OBJECTIVE: Copy the listing verbatim, excluding any images found in it.

PROVIDED DATA:
=====

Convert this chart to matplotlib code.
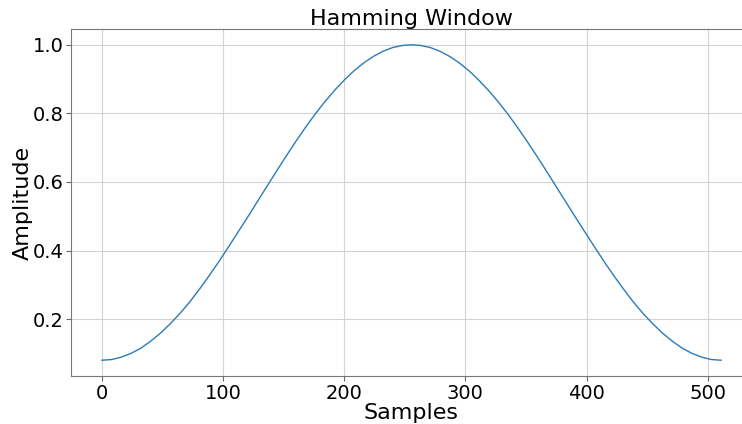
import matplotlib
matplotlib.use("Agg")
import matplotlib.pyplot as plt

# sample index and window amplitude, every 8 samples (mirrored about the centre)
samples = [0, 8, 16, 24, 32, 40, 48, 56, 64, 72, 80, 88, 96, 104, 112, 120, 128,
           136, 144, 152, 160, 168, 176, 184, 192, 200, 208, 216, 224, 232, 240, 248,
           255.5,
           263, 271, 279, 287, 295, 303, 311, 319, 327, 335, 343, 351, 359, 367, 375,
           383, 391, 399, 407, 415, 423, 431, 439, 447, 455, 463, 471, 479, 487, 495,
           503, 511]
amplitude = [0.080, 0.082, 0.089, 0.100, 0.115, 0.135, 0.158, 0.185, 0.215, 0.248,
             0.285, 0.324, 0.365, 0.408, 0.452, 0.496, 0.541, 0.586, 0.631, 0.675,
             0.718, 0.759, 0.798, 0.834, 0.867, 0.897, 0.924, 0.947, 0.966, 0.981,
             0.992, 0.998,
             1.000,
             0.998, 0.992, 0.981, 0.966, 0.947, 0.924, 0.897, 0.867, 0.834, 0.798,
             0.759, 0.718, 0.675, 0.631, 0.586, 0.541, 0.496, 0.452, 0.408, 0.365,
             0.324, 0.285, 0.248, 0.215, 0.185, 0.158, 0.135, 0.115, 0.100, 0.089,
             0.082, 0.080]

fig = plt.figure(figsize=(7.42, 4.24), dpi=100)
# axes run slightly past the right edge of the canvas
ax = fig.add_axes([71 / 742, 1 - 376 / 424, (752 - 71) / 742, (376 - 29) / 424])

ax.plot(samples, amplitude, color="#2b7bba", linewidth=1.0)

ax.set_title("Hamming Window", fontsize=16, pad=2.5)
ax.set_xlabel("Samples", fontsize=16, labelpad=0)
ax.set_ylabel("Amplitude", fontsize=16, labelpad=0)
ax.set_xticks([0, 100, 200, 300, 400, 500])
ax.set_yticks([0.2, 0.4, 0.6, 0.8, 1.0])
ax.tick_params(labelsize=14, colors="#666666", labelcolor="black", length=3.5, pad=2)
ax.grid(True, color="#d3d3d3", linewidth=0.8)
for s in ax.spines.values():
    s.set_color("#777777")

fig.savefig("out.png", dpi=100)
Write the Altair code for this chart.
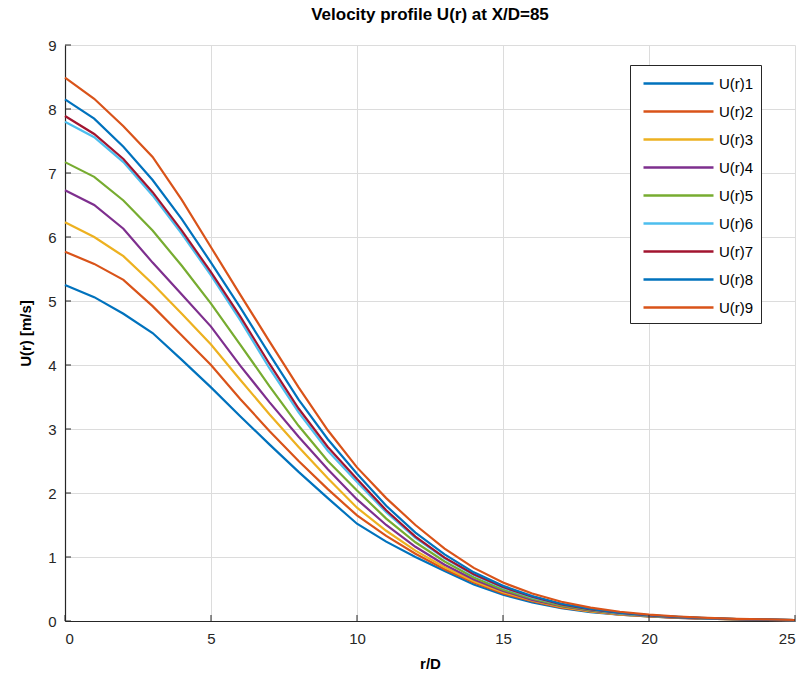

=====

RESPONSE TO THE TASK:
Convert this chart to matplotlib code.
import matplotlib
matplotlib.use("Agg")
import matplotlib.pyplot as plt

# sample index and window amplitude, every 8 samples (mirrored about the centre)
samples = [0, 8, 16, 24, 32, 40, 48, 56, 64, 72, 80, 88, 96, 104, 112, 120, 128,
           136, 144, 152, 160, 168, 176, 184, 192, 200, 208, 216, 224, 232, 240, 248,
           255.5,
           263, 271, 279, 287, 295, 303, 311, 319, 327, 335, 343, 351, 359, 367, 375,
           383, 391, 399, 407, 415, 423, 431, 439, 447, 455, 463, 471, 479, 487, 495,
           503, 511]
amplitude = [0.080, 0.082, 0.089, 0.100, 0.115, 0.135, 0.158, 0.185, 0.215, 0.248,
             0.285, 0.324, 0.365, 0.408, 0.452, 0.496, 0.541, 0.586, 0.631, 0.675,
             0.718, 0.759, 0.798, 0.834, 0.867, 0.897, 0.924, 0.947, 0.966, 0.981,
             0.992, 0.998,
             1.000,
             0.998, 0.992, 0.981, 0.966, 0.947, 0.924, 0.897, 0.867, 0.834, 0.798,
             0.759, 0.718, 0.675, 0.631, 0.586, 0.541, 0.496, 0.452, 0.408, 0.365,
             0.324, 0.285, 0.248, 0.215, 0.185, 0.158, 0.135, 0.115, 0.100, 0.089,
             0.082, 0.080]

fig = plt.figure(figsize=(7.42, 4.24), dpi=100)
# axes run slightly past the right edge of the canvas
ax = fig.add_axes([71 / 742, 1 - 376 / 424, (752 - 71) / 742, (376 - 29) / 424])

ax.plot(samples, amplitude, color="#2b7bba", linewidth=1.0)

ax.set_title("Hamming Window", fontsize=16, pad=2.5)
ax.set_xlabel("Samples", fontsize=16, labelpad=0)
ax.set_ylabel("Amplitude", fontsize=16, labelpad=0)
ax.set_xticks([0, 100, 200, 300, 400, 500])
ax.set_yticks([0.2, 0.4, 0.6, 0.8, 1.0])
ax.tick_params(labelsize=14, colors="#666666", labelcolor="black", length=3.5, pad=2)
ax.grid(True, color="#d3d3d3", linewidth=0.8)
for s in ax.spines.values():
    s.set_color("#777777")

fig.savefig("out.png", dpi=100)
Write the Altair code for this chart.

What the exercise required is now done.